Specific Strategies for Teachers

Educators should create an environment of acceptance and understanding in the classroom, and encourage peers to accept the student with speech impairment. Practice and maintain easy and effective communication skills by modeling good listening skills and by facilitating participation of all students in classroom discussions and activities. If a student requires a sign language interpreter or the use of augmentative communication, provide adequate space and time to accommodate these forms of communication.

Some students with severe communication disorders will have deficits with the analytical skills required to read and write. Individual instruction may be necessary to remediate these deficits, but should be provided discreetly to avoid embarrassment and possible resistance. Teachers should constantly model the correct production of sound. Maintain eye contact with the student, then tell her to watch the movements of your mouth when providing direct instruction. Ask her to copy these movements when she produces the sounds.

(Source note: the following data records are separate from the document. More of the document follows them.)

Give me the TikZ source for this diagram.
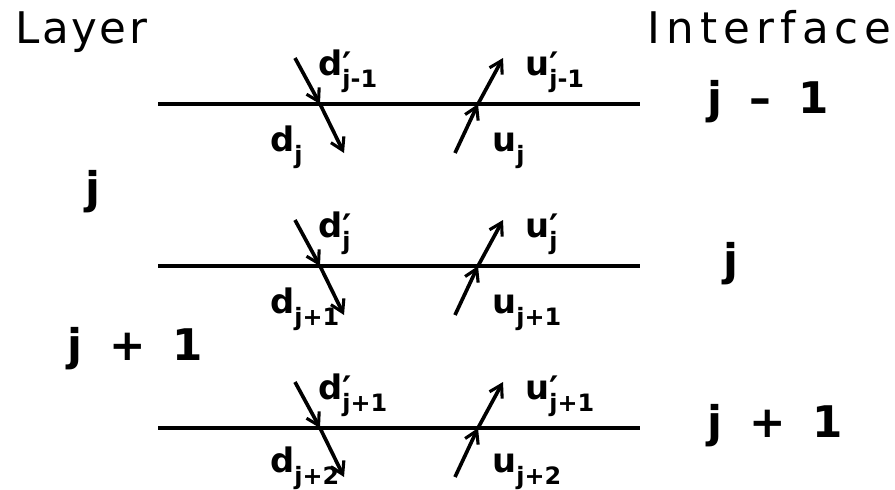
\documentclass[tikz,border=0pt]{standalone}
\usepackage{fontspec}
\setmainfont{DejaVu Sans}
\usetikzlibrary{arrows.meta,positioning}
% wave label: letter, optional prime, subscript
\newcommand{\wavelbl}[3]{#1\rlap{\raisebox{-0.08em}{\fontsize{25}{25}\selectfont#2}}\raisebox{-0.36em}{\fontsize{17}{17}\selectfont#3}}

\begin{document}
\begin{tikzpicture}[x=0.025cm, y=-0.025cm,
  iface/.style={line width=2.6pt},
  wave/.style={line width=2.6pt, -{Straight Barb[length=3mm,width=3.6mm,line width=2.2pt]}},
  head/.style={font=\fontsize{31}{32}\selectfont, inner sep=0pt},
  num/.style={font=\fontsize{31}{32}\selectfont\bfseries, inner sep=0pt},
  lbl/.style={font=\fontsize{24}{25}\selectfont\bfseries, inner sep=0pt}
]
  \useasboundingbox (0,0) rectangle (895,489);

  % column titles
  \node[head, anchor=base west] (layer) at (15,43) {\addfontfeature{LetterSpace=6}Layer};
  \node[head, anchor=base east] (iftitle) at (892,43) {\addfontfeature{LetterSpace=14}Interface};

  % interfaces
  \coordinate (l1) at (158,104);  \coordinate (r1) at (640,104);
  \coordinate (l2) at (158,266);  \coordinate (r2) at (640,266);
  \coordinate (l3) at (158,428);  \coordinate (r3) at (640,428);
  \draw[iface] (l1) -- (r1);
  \draw[iface] (l2) -- (r2);
  \draw[iface] (l3) -- (r3);

  % crossing points and ends of the waves
  \coordinate (dt1) at (295,58);  \coordinate (dc1) at (320,104); \coordinate (de1) at (344,153);
  \coordinate (ub1) at (455,153); \coordinate (uc1) at (478,104); \coordinate (ut1) at (503,58);
  \coordinate (dt2) at (295,220); \coordinate (dc2) at (320,266); \coordinate (de2) at (344,315);
  \coordinate (ub2) at (455,315); \coordinate (uc2) at (478,266); \coordinate (ut2) at (503,220);
  \coordinate (dt3) at (295,382); \coordinate (dc3) at (320,428); \coordinate (de3) at (344,477);
  \coordinate (ub3) at (455,477); \coordinate (uc3) at (478,428); \coordinate (ut3) at (503,382);

  \draw[wave] (dt1) -- (dc1);  \draw[wave] (dc1) -- (de1);
  \draw[wave] (ub1) -- (uc1);  \draw[wave] (uc1) -- (ut1);
  \draw[wave] (dt2) -- (dc2);  \draw[wave] (dc2) -- (de2);
  \draw[wave] (ub2) -- (uc2);  \draw[wave] (uc2) -- (ut2);
  \draw[wave] (dt3) -- (dc3);  \draw[wave] (dc3) -- (de3);
  \draw[wave] (ub3) -- (uc3);  \draw[wave] (uc3) -- (ut3);

  % wave labels
  \node[lbl, anchor=base west] (dp1) at (318,75)  {\wavelbl{d}{′}{j-1}};
  \node[lbl, anchor=base west] (d1)  at (270,151) {\wavelbl{d}{}{j}};
  \node[lbl, anchor=base west] (up1) at (525,75)  {\wavelbl{u}{′}{j-1}};
  \node[lbl, anchor=base west] (u1)  at (492,151) {\wavelbl{u}{}{j}};
  \node[lbl, anchor=base west] (dp2) at (318,237) {\wavelbl{d}{′}{j}};
  \node[lbl, anchor=base west] (d2)  at (270,313) {\wavelbl{d}{}{j+1}};
  \node[lbl, anchor=base west] (up2) at (525,237) {\wavelbl{u}{′}{j}};
  \node[lbl, anchor=base west] (u2)  at (492,313) {\wavelbl{u}{}{j+1}};
  \node[lbl, anchor=base west] (dp3) at (318,399) {\wavelbl{d}{′}{j+1}};
  \node[lbl, anchor=base west] (d3)  at (270,472) {\wavelbl{d}{}{j+2}};
  \node[lbl, anchor=base west] (up3) at (525,399) {\wavelbl{u}{′}{j+1}};
  \node[lbl, anchor=base west] (u3)  at (492,472) {\wavelbl{u}{}{j+2}};

  % interface numbers
  \node[num, anchor=base west] (if1) at (707,113) {j\hspace{0.62em}–\hspace{0.62em}1};
  \node[num, anchor=base west] (if2) at (723,275) {j};
  \node[num, anchor=base west] (if3) at (707,437) {j\hspace{0.62em}+\hspace{0.62em}1};

  % layer numbers
  \node[num, anchor=base west] (ly1) at (85,203) {j};
  \node[num, anchor=base west] (ly2) at (67,360) {j\hspace{0.62em}+\hspace{0.62em}1};
\end{tikzpicture}
\end{document}
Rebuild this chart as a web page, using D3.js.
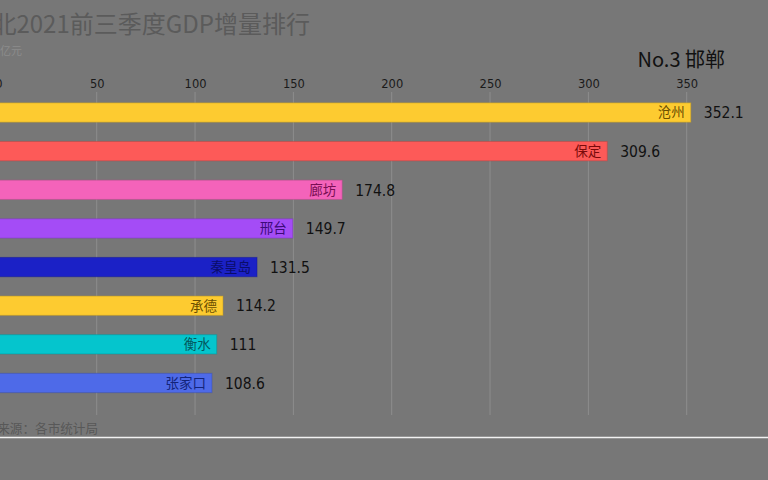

When introducing new vocabulary, help a student with speech impairment practice difficult words. Dividing words into syllables and pronouncing each syllable will improve speech, reading and writing. Using many different listening activities will also aid the student in comprehending and determining her own production of sounds. Ask her if she hears the individual sounds in words by having her answer “yes” or “no.”

More specific teaching strategies for students with communication disorders include:

  • Allowing more time for a student to complete activities, assignments and tests.
  • Having a student sit near you to easily meet her learning needs.
  • Discussing possible areas of difficulty and working with the student to implement accommodations.
  • Always asking before providing assistance, and using positive reinforcement when the student completes an activity independently.
  • Using peer assistance when appropriate.
  • Modifying activities or exercises so assignments can be completed by the student, but providing the same or similar academic objectives.
  • Creating tests that are appropriate for the student with speech impairment (for example, written instead of oral or vice versa.)
  • Providing scribes for test taking if a student needs assistance.
  • Making sure the student understands test instructions completely and providing additional assistance if needed.

Remember, patience is extremely necessary in teaching students with speech impairments. Accepting and accommodating an individual’s speech will benefit educators, classmates, and of course, the student herself by sharpening listening skills and promoting learning and understanding. After all, everyone’s voice deserves to be heard.